(adopted 2/3/03; last amended 2/2/04)
There shall be a committee of the AMLI Residential Properties Trust Board of Trustees (the “Board”) which shall be called the Compensation Committee.
The Compensation Committee shall (1) make recommendations to the Board on compensation of the Company’s senior executives, including CEO, and officers, and (2) review and approve an annual report on executive compensation for inclusion in the Company’s proxy statement in accordance with applicable rules and regulations.
C. Committee Membership and Procedure.
The Compensation Committee shall consist of no fewer than three members. Each member of the Compensation Committee shall satisfy the independence requirements of the New York Stock Exchange and, if deemed appropriate from time to time by the Board or the Compensation Committee, meet the definition of “non-employee director” under Rule 16b-3 under the Securities Exchange Act of 1934, and “outside director” for purposes of Section 162(m) of the Internal Revenue Code of 1986. The Board shall appoint the members of the Compensation Committee annually, considering the recommendation of the Nominating & Governance Committee, and further considering the views of the Chairman of the Board and the Chief Executive Officer, as appropriate. The members of the Compensation Committee shall serve until their successors are appointed and qualify, and shall designate the Chairman of the Compensation Committee. The Board shall have the power at any time to change the membership of the Compensation Committee and to fill vacancies in it, subject to such new member(s) satisfying the above requirements. Except as expressly provided in this Charter or the by-laws of the Company or the Corporate Governance Guidelines of the Company, the Compensation Committee shall fix its own rules of procedure.
D. Committee Authority and Responsibilities.
• The Compensation Committee shall review and recommend to the Board corporate goals and objectives relevant to the Company’s four most senior executives’ compensation (including CEO), review the functions of the senior executives, evaluate their performance in light of those goals, objectives and functions, make recommendations to the Board as appropriate, and set the compensation level based on this evaluation.
• In determining the long-term incentive component of CEO compensation, the Compensation Committee should consider the Company’s performance and relative shareholder return, the value of similar incentive awards to CEOs at comparable companies, and the awards given to the Company’s CEO in past years.
• The Compensation Committee shall make recommendations to the Board with respect to incentive compensation plans and equity-based plans.
• The Compensation Committee shall adopt, administer, approve and ratify awards under incentive compensation and share plans, including amendments to the awards made under any such plans, and revise and monitor awards under such plans.
• The Compensation Committee shall review and approve compensation of other senior executives and officers.
• The Compensation Committee shall have the sole authority to retain and terminate any compensation consultant to be used to assist in the evaluation of trustee, CEO or senior executive compensation and shall have sole authority to approve the consultant’s fees and other retention terms.
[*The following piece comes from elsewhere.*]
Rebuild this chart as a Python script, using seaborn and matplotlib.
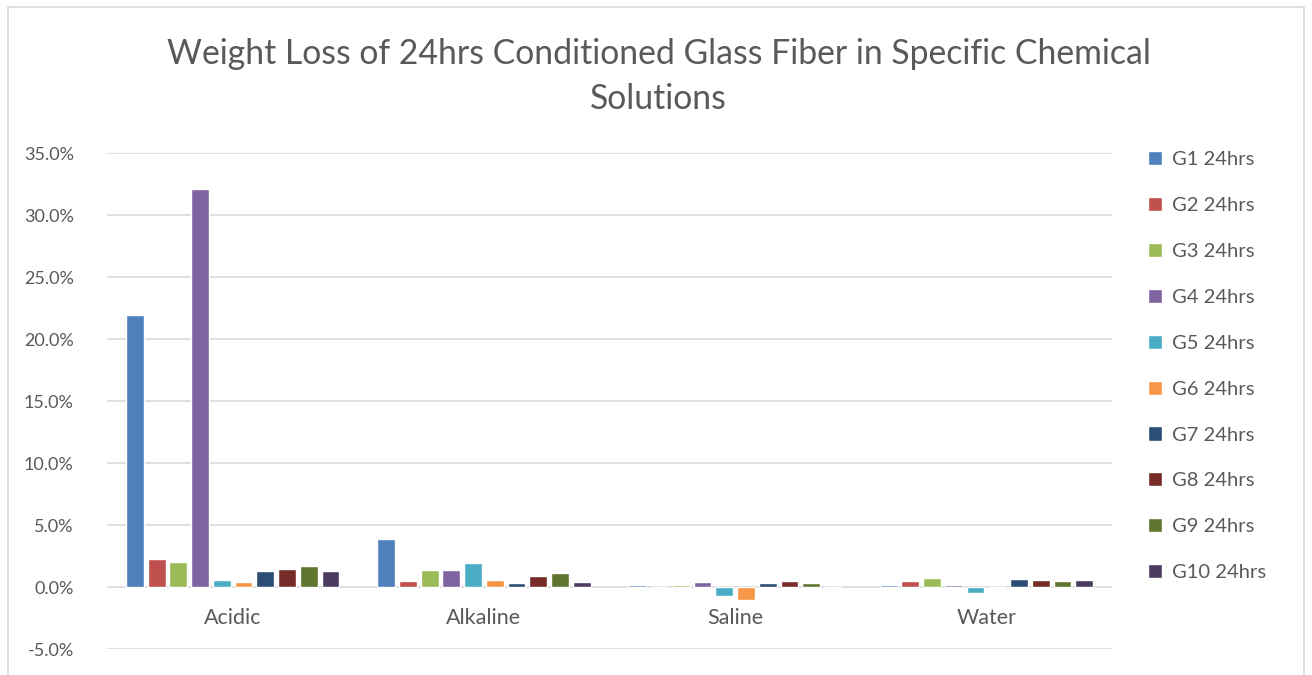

The Compensation Committee shall also have authority, subject to Board approval, to obtain advice and assistance from internal or external legal, accounting or other advisors.
• The Compensation Committee shall authorize management of the Company to annually prepare a report on executive compensation in accordance with applicable rules and regulations and shall review, revise and approve such report for inclusion in the Company’s proxy statement for its annual meeting of shareholders.
• The Compensation Committee shall make regular reports to the Board.
• The Compensation Committee shall review and reassess the adequacy of this Charter as appropriate and recommend any proposed changes to the Board for approval. The Compensation Committee shall annually review its own performance.
The Compensation Committee may form and delegate authority to subcommittees when appropriate.